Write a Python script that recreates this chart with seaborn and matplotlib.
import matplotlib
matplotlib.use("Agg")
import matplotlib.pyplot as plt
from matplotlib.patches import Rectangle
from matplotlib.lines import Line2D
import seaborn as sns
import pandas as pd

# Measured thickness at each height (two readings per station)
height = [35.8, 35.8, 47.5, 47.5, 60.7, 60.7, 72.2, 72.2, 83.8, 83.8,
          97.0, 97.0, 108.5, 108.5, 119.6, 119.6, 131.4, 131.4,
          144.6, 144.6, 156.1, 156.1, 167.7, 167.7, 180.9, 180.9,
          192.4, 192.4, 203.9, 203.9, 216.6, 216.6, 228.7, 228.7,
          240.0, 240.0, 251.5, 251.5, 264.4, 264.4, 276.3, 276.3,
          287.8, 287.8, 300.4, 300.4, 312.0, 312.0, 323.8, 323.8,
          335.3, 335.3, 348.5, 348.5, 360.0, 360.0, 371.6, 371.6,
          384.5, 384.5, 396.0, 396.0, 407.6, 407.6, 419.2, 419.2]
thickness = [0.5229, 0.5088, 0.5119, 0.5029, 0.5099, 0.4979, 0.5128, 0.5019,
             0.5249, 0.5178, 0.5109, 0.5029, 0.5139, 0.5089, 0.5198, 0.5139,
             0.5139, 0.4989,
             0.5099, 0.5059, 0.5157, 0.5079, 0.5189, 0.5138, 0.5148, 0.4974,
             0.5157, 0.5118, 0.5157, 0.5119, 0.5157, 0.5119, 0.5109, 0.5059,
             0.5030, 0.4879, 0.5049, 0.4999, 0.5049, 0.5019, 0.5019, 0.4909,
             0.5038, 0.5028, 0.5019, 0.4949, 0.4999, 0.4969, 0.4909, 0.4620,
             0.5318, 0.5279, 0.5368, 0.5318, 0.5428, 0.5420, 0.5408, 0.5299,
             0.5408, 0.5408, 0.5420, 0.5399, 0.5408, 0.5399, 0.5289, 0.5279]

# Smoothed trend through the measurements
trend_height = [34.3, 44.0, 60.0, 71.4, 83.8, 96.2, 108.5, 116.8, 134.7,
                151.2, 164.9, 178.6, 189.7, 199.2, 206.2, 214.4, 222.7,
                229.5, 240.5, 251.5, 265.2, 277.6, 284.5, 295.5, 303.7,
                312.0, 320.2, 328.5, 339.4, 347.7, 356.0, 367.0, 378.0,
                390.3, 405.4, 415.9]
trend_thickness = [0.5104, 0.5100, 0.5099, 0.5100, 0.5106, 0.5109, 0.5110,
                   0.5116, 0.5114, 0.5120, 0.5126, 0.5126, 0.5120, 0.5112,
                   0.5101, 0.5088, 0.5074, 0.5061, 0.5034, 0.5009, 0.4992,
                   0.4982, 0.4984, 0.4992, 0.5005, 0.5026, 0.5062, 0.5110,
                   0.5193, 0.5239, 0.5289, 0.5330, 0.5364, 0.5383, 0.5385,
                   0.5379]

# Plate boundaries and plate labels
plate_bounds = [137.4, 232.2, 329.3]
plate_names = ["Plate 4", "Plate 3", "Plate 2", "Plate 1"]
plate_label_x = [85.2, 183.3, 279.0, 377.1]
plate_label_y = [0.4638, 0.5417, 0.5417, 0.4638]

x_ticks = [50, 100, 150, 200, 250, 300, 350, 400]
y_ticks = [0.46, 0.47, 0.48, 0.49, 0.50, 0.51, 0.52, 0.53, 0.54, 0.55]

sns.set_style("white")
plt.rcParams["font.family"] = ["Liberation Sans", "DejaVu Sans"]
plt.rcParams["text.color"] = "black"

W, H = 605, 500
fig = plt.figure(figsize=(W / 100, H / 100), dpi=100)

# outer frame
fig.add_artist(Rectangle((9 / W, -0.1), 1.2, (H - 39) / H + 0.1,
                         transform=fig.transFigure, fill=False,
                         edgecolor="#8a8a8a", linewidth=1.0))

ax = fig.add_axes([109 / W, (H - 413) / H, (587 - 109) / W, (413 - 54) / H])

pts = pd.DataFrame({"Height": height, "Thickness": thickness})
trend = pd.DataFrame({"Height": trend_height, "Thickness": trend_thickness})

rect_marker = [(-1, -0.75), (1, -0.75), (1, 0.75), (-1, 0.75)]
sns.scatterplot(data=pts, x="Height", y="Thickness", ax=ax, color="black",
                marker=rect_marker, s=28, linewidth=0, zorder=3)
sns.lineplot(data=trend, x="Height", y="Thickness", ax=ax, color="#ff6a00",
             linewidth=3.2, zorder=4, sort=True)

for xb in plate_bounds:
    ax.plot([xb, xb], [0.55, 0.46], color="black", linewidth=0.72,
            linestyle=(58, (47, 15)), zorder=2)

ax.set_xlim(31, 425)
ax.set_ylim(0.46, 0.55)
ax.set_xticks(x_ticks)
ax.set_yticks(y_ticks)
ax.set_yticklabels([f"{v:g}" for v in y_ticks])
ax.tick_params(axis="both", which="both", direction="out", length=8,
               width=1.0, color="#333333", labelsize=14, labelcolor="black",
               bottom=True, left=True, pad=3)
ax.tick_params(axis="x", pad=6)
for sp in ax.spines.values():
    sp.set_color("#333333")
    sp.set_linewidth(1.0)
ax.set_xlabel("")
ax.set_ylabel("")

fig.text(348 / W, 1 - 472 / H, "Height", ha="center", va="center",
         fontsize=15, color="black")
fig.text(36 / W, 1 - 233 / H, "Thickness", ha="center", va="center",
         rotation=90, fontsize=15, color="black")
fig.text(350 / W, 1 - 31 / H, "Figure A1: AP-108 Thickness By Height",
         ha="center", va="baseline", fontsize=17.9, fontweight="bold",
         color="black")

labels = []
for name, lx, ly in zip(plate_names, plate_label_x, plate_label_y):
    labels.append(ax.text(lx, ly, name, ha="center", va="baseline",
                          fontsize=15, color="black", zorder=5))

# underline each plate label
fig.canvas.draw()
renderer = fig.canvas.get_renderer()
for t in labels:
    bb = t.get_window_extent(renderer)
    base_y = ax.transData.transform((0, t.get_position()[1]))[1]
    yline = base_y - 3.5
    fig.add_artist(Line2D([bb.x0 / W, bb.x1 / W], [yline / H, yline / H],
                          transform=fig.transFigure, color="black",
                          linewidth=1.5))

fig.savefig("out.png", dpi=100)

■ REQUIREMENT ■
Copy out the whole listing exactly as written.

■ THE ANSWER ■
Write a Python script that recreates this chart with seaborn and matplotlib.
import matplotlib
matplotlib.use("Agg")
import matplotlib.pyplot as plt
from matplotlib.patches import Rectangle
from matplotlib.lines import Line2D
import seaborn as sns
import pandas as pd

# Measured thickness at each height (two readings per station)
height = [35.8, 35.8, 47.5, 47.5, 60.7, 60.7, 72.2, 72.2, 83.8, 83.8,
          97.0, 97.0, 108.5, 108.5, 119.6, 119.6, 131.4, 131.4,
          144.6, 144.6, 156.1, 156.1, 167.7, 167.7, 180.9, 180.9,
          192.4, 192.4, 203.9, 203.9, 216.6, 216.6, 228.7, 228.7,
          240.0, 240.0, 251.5, 251.5, 264.4, 264.4, 276.3, 276.3,
          287.8, 287.8, 300.4, 300.4, 312.0, 312.0, 323.8, 323.8,
          335.3, 335.3, 348.5, 348.5, 360.0, 360.0, 371.6, 371.6,
          384.5, 384.5, 396.0, 396.0, 407.6, 407.6, 419.2, 419.2]
thickness = [0.5229, 0.5088, 0.5119, 0.5029, 0.5099, 0.4979, 0.5128, 0.5019,
             0.5249, 0.5178, 0.5109, 0.5029, 0.5139, 0.5089, 0.5198, 0.5139,
             0.5139, 0.4989,
             0.5099, 0.5059, 0.5157, 0.5079, 0.5189, 0.5138, 0.5148, 0.4974,
             0.5157, 0.5118, 0.5157, 0.5119, 0.5157, 0.5119, 0.5109, 0.5059,
             0.5030, 0.4879, 0.5049, 0.4999, 0.5049, 0.5019, 0.5019, 0.4909,
             0.5038, 0.5028, 0.5019, 0.4949, 0.4999, 0.4969, 0.4909, 0.4620,
             0.5318, 0.5279, 0.5368, 0.5318, 0.5428, 0.5420, 0.5408, 0.5299,
             0.5408, 0.5408, 0.5420, 0.5399, 0.5408, 0.5399, 0.5289, 0.5279]

# Smoothed trend through the measurements
trend_height = [34.3, 44.0, 60.0, 71.4, 83.8, 96.2, 108.5, 116.8, 134.7,
                151.2, 164.9, 178.6, 189.7, 199.2, 206.2, 214.4, 222.7,
                229.5, 240.5, 251.5, 265.2, 277.6, 284.5, 295.5, 303.7,
                312.0, 320.2, 328.5, 339.4, 347.7, 356.0, 367.0, 378.0,
                390.3, 405.4, 415.9]
trend_thickness = [0.5104, 0.5100, 0.5099, 0.5100, 0.5106, 0.5109, 0.5110,
                   0.5116, 0.5114, 0.5120, 0.5126, 0.5126, 0.5120, 0.5112,
                   0.5101, 0.5088, 0.5074, 0.5061, 0.5034, 0.5009, 0.4992,
                   0.4982, 0.4984, 0.4992, 0.5005, 0.5026, 0.5062, 0.5110,
                   0.5193, 0.5239, 0.5289, 0.5330, 0.5364, 0.5383, 0.5385,
                   0.5379]

# Plate boundaries and plate labels
plate_bounds = [137.4, 232.2, 329.3]
plate_names = ["Plate 4", "Plate 3", "Plate 2", "Plate 1"]
plate_label_x = [85.2, 183.3, 279.0, 377.1]
plate_label_y = [0.4638, 0.5417, 0.5417, 0.4638]

x_ticks = [50, 100, 150, 200, 250, 300, 350, 400]
y_ticks = [0.46, 0.47, 0.48, 0.49, 0.50, 0.51, 0.52, 0.53, 0.54, 0.55]

sns.set_style("white")
plt.rcParams["font.family"] = ["Liberation Sans", "DejaVu Sans"]
plt.rcParams["text.color"] = "black"

W, H = 605, 500
fig = plt.figure(figsize=(W / 100, H / 100), dpi=100)

# outer frame
fig.add_artist(Rectangle((9 / W, -0.1), 1.2, (H - 39) / H + 0.1,
                         transform=fig.transFigure, fill=False,
                         edgecolor="#8a8a8a", linewidth=1.0))

ax = fig.add_axes([109 / W, (H - 413) / H, (587 - 109) / W, (413 - 54) / H])

pts = pd.DataFrame({"Height": height, "Thickness": thickness})
trend = pd.DataFrame({"Height": trend_height, "Thickness": trend_thickness})

rect_marker = [(-1, -0.75), (1, -0.75), (1, 0.75), (-1, 0.75)]
sns.scatterplot(data=pts, x="Height", y="Thickness", ax=ax, color="black",
                marker=rect_marker, s=28, linewidth=0, zorder=3)
sns.lineplot(data=trend, x="Height", y="Thickness", ax=ax, color="#ff6a00",
             linewidth=3.2, zorder=4, sort=True)

for xb in plate_bounds:
    ax.plot([xb, xb], [0.55, 0.46], color="black", linewidth=0.72,
            linestyle=(58, (47, 15)), zorder=2)

ax.set_xlim(31, 425)
ax.set_ylim(0.46, 0.55)
ax.set_xticks(x_ticks)
ax.set_yticks(y_ticks)
ax.set_yticklabels([f"{v:g}" for v in y_ticks])
ax.tick_params(axis="both", which="both", direction="out", length=8,
               width=1.0, color="#333333", labelsize=14, labelcolor="black",
               bottom=True, left=True, pad=3)
ax.tick_params(axis="x", pad=6)
for sp in ax.spines.values():
    sp.set_color("#333333")
    sp.set_linewidth(1.0)
ax.set_xlabel("")
ax.set_ylabel("")

fig.text(348 / W, 1 - 472 / H, "Height", ha="center", va="center",
         fontsize=15, color="black")
fig.text(36 / W, 1 - 233 / H, "Thickness", ha="center", va="center",
         rotation=90, fontsize=15, color="black")
fig.text(350 / W, 1 - 31 / H, "Figure A1: AP-108 Thickness By Height",
         ha="center", va="baseline", fontsize=17.9, fontweight="bold",
         color="black")

labels = []
for name, lx, ly in zip(plate_names, plate_label_x, plate_label_y):
    labels.append(ax.text(lx, ly, name, ha="center", va="baseline",
                          fontsize=15, color="black", zorder=5))

# underline each plate label
fig.canvas.draw()
renderer = fig.canvas.get_renderer()
for t in labels:
    bb = t.get_window_extent(renderer)
    base_y = ax.transData.transform((0, t.get_position()[1]))[1]
    yline = base_y - 3.5
    fig.add_artist(Line2D([bb.x0 / W, bb.x1 / W], [yline / H, yline / H],
                          transform=fig.transFigure, color="black",
                          linewidth=1.5))

fig.savefig("out.png", dpi=100)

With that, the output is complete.